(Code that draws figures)
----------
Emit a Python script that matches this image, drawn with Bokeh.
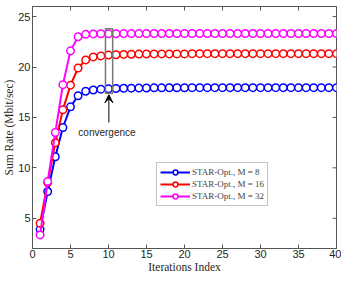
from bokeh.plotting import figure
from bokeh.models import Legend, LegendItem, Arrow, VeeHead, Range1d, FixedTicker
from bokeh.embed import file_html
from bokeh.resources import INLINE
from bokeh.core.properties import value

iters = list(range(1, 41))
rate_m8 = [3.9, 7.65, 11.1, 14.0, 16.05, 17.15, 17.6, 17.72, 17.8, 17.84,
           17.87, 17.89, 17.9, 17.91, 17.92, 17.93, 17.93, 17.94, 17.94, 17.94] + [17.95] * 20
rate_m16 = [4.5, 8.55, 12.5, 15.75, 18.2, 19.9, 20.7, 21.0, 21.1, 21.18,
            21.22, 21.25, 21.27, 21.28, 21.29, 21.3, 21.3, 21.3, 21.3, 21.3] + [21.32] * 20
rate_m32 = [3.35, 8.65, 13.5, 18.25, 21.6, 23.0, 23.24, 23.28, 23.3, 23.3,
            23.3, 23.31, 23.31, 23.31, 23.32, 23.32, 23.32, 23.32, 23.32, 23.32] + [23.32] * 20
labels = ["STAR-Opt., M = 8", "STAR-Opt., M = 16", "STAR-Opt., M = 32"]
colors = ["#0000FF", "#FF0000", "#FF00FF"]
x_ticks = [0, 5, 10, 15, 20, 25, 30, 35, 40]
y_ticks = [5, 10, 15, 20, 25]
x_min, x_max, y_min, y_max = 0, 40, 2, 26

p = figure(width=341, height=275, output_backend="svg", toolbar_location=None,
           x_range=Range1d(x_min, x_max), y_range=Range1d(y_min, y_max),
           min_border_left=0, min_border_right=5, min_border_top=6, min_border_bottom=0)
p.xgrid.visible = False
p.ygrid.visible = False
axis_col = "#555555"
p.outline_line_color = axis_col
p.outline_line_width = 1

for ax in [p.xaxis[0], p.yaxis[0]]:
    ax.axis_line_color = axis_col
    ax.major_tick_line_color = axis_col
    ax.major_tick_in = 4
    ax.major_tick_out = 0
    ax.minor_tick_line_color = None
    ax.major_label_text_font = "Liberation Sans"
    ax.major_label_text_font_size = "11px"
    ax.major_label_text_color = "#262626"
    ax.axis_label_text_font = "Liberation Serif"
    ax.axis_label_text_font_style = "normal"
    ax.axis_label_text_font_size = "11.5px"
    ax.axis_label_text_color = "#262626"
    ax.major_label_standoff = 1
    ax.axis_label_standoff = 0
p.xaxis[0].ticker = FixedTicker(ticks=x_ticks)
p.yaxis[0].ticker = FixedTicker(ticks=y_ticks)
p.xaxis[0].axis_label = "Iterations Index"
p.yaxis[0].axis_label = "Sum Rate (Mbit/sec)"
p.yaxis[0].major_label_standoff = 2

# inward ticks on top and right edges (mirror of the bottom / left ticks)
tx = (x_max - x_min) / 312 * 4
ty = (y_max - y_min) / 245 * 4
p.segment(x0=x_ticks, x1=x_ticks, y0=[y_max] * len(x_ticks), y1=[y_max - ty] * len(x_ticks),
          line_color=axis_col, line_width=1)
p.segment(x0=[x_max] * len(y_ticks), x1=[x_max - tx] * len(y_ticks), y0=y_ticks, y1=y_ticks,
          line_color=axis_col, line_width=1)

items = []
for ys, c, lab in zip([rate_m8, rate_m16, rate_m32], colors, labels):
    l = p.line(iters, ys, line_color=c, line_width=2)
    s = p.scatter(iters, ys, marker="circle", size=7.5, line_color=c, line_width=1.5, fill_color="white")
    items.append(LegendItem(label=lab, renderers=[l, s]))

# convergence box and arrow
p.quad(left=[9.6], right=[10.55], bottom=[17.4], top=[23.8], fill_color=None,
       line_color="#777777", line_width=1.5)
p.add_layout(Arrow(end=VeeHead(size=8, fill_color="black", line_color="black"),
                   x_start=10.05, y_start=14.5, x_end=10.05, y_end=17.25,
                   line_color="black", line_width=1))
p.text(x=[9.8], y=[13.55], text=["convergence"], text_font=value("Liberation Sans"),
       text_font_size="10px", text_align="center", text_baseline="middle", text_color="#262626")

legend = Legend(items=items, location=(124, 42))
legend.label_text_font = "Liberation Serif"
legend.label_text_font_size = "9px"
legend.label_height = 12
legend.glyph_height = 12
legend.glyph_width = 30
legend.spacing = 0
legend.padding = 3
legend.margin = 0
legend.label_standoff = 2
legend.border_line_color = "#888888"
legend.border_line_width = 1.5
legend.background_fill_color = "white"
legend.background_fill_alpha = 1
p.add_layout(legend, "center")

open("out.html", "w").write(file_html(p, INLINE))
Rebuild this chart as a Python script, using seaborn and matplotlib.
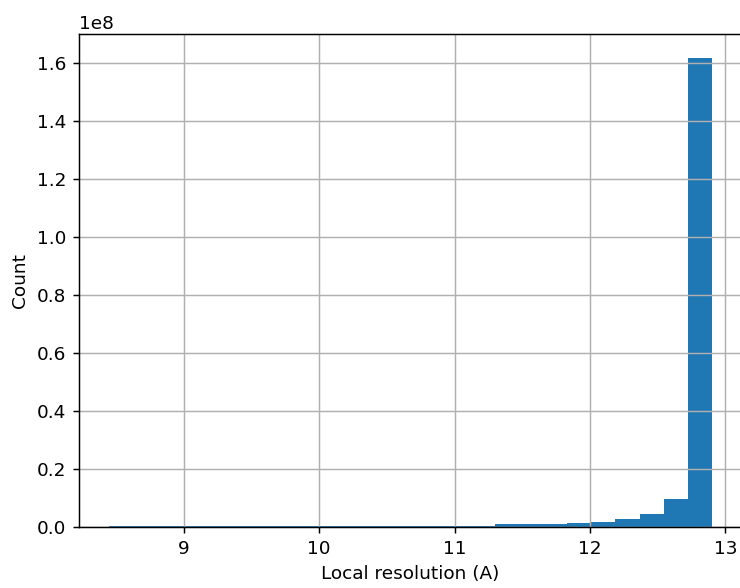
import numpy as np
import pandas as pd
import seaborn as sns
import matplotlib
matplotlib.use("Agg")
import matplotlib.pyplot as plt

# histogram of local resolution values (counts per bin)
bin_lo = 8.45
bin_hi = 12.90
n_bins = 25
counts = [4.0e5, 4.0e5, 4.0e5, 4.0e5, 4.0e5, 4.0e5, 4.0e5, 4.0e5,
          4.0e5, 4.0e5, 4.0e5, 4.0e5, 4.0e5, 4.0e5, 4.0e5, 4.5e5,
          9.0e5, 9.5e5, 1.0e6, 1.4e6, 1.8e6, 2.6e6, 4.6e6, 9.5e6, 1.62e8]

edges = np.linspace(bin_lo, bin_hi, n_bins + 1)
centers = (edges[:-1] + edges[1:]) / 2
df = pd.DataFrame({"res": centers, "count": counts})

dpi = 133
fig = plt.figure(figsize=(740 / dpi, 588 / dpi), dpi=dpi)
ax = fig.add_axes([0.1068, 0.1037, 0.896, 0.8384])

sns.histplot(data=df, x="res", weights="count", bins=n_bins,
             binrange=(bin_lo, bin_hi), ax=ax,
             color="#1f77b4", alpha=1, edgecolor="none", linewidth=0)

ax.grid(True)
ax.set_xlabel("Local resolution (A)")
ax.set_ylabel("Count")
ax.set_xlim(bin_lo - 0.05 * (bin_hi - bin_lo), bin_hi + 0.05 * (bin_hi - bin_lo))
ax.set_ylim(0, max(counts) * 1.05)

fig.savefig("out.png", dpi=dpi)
----------
Aim of the task: Write out every record above exactly as it stands, but leave out the pictures.

Problem solution:
Emit a Python script that matches this image, drawn with Bokeh.
from bokeh.plotting import figure
from bokeh.models import Legend, LegendItem, Arrow, VeeHead, Range1d, FixedTicker
from bokeh.embed import file_html
from bokeh.resources import INLINE
from bokeh.core.properties import value

iters = list(range(1, 41))
rate_m8 = [3.9, 7.65, 11.1, 14.0, 16.05, 17.15, 17.6, 17.72, 17.8, 17.84,
           17.87, 17.89, 17.9, 17.91, 17.92, 17.93, 17.93, 17.94, 17.94, 17.94] + [17.95] * 20
rate_m16 = [4.5, 8.55, 12.5, 15.75, 18.2, 19.9, 20.7, 21.0, 21.1, 21.18,
            21.22, 21.25, 21.27, 21.28, 21.29, 21.3, 21.3, 21.3, 21.3, 21.3] + [21.32] * 20
rate_m32 = [3.35, 8.65, 13.5, 18.25, 21.6, 23.0, 23.24, 23.28, 23.3, 23.3,
            23.3, 23.31, 23.31, 23.31, 23.32, 23.32, 23.32, 23.32, 23.32, 23.32] + [23.32] * 20
labels = ["STAR-Opt., M = 8", "STAR-Opt., M = 16", "STAR-Opt., M = 32"]
colors = ["#0000FF", "#FF0000", "#FF00FF"]
x_ticks = [0, 5, 10, 15, 20, 25, 30, 35, 40]
y_ticks = [5, 10, 15, 20, 25]
x_min, x_max, y_min, y_max = 0, 40, 2, 26

p = figure(width=341, height=275, output_backend="svg", toolbar_location=None,
           x_range=Range1d(x_min, x_max), y_range=Range1d(y_min, y_max),
           min_border_left=0, min_border_right=5, min_border_top=6, min_border_bottom=0)
p.xgrid.visible = False
p.ygrid.visible = False
axis_col = "#555555"
p.outline_line_color = axis_col
p.outline_line_width = 1

for ax in [p.xaxis[0], p.yaxis[0]]:
    ax.axis_line_color = axis_col
    ax.major_tick_line_color = axis_col
    ax.major_tick_in = 4
    ax.major_tick_out = 0
    ax.minor_tick_line_color = None
    ax.major_label_text_font = "Liberation Sans"
    ax.major_label_text_font_size = "11px"
    ax.major_label_text_color = "#262626"
    ax.axis_label_text_font = "Liberation Serif"
    ax.axis_label_text_font_style = "normal"
    ax.axis_label_text_font_size = "11.5px"
    ax.axis_label_text_color = "#262626"
    ax.major_label_standoff = 1
    ax.axis_label_standoff = 0
p.xaxis[0].ticker = FixedTicker(ticks=x_ticks)
p.yaxis[0].ticker = FixedTicker(ticks=y_ticks)
p.xaxis[0].axis_label = "Iterations Index"
p.yaxis[0].axis_label = "Sum Rate (Mbit/sec)"
p.yaxis[0].major_label_standoff = 2

# inward ticks on top and right edges (mirror of the bottom / left ticks)
tx = (x_max - x_min) / 312 * 4
ty = (y_max - y_min) / 245 * 4
p.segment(x0=x_ticks, x1=x_ticks, y0=[y_max] * len(x_ticks), y1=[y_max - ty] * len(x_ticks),
          line_color=axis_col, line_width=1)
p.segment(x0=[x_max] * len(y_ticks), x1=[x_max - tx] * len(y_ticks), y0=y_ticks, y1=y_ticks,
          line_color=axis_col, line_width=1)

items = []
for ys, c, lab in zip([rate_m8, rate_m16, rate_m32], colors, labels):
    l = p.line(iters, ys, line_color=c, line_width=2)
    s = p.scatter(iters, ys, marker="circle", size=7.5, line_color=c, line_width=1.5, fill_color="white")
    items.append(LegendItem(label=lab, renderers=[l, s]))

# convergence box and arrow
p.quad(left=[9.6], right=[10.55], bottom=[17.4], top=[23.8], fill_color=None,
       line_color="#777777", line_width=1.5)
p.add_layout(Arrow(end=VeeHead(size=8, fill_color="black", line_color="black"),
                   x_start=10.05, y_start=14.5, x_end=10.05, y_end=17.25,
                   line_color="black", line_width=1))
p.text(x=[9.8], y=[13.55], text=["convergence"], text_font=value("Liberation Sans"),
       text_font_size="10px", text_align="center", text_baseline="middle", text_color="#262626")

legend = Legend(items=items, location=(124, 42))
legend.label_text_font = "Liberation Serif"
legend.label_text_font_size = "9px"
legend.label_height = 12
legend.glyph_height = 12
legend.glyph_width = 30
legend.spacing = 0
legend.padding = 3
legend.margin = 0
legend.label_standoff = 2
legend.border_line_color = "#888888"
legend.border_line_width = 1.5
legend.background_fill_color = "white"
legend.background_fill_alpha = 1
p.add_layout(legend, "center")

open("out.html", "w").write(file_html(p, INLINE))
Rebuild this chart as a Python script, using seaborn and matplotlib.
import numpy as np
import pandas as pd
import seaborn as sns
import matplotlib
matplotlib.use("Agg")
import matplotlib.pyplot as plt

# histogram of local resolution values (counts per bin)
bin_lo = 8.45
bin_hi = 12.90
n_bins = 25
counts = [4.0e5, 4.0e5, 4.0e5, 4.0e5, 4.0e5, 4.0e5, 4.0e5, 4.0e5,
          4.0e5, 4.0e5, 4.0e5, 4.0e5, 4.0e5, 4.0e5, 4.0e5, 4.5e5,
          9.0e5, 9.5e5, 1.0e6, 1.4e6, 1.8e6, 2.6e6, 4.6e6, 9.5e6, 1.62e8]

edges = np.linspace(bin_lo, bin_hi, n_bins + 1)
centers = (edges[:-1] + edges[1:]) / 2
df = pd.DataFrame({"res": centers, "count": counts})

dpi = 133
fig = plt.figure(figsize=(740 / dpi, 588 / dpi), dpi=dpi)
ax = fig.add_axes([0.1068, 0.1037, 0.896, 0.8384])

sns.histplot(data=df, x="res", weights="count", bins=n_bins,
             binrange=(bin_lo, bin_hi), ax=ax,
             color="#1f77b4", alpha=1, edgecolor="none", linewidth=0)

ax.grid(True)
ax.set_xlabel("Local resolution (A)")
ax.set_ylabel("Count")
ax.set_xlim(bin_lo - 0.05 * (bin_hi - bin_lo), bin_hi + 0.05 * (bin_hi - bin_lo))
ax.set_ylim(0, max(counts) * 1.05)

fig.savefig("out.png", dpi=dpi)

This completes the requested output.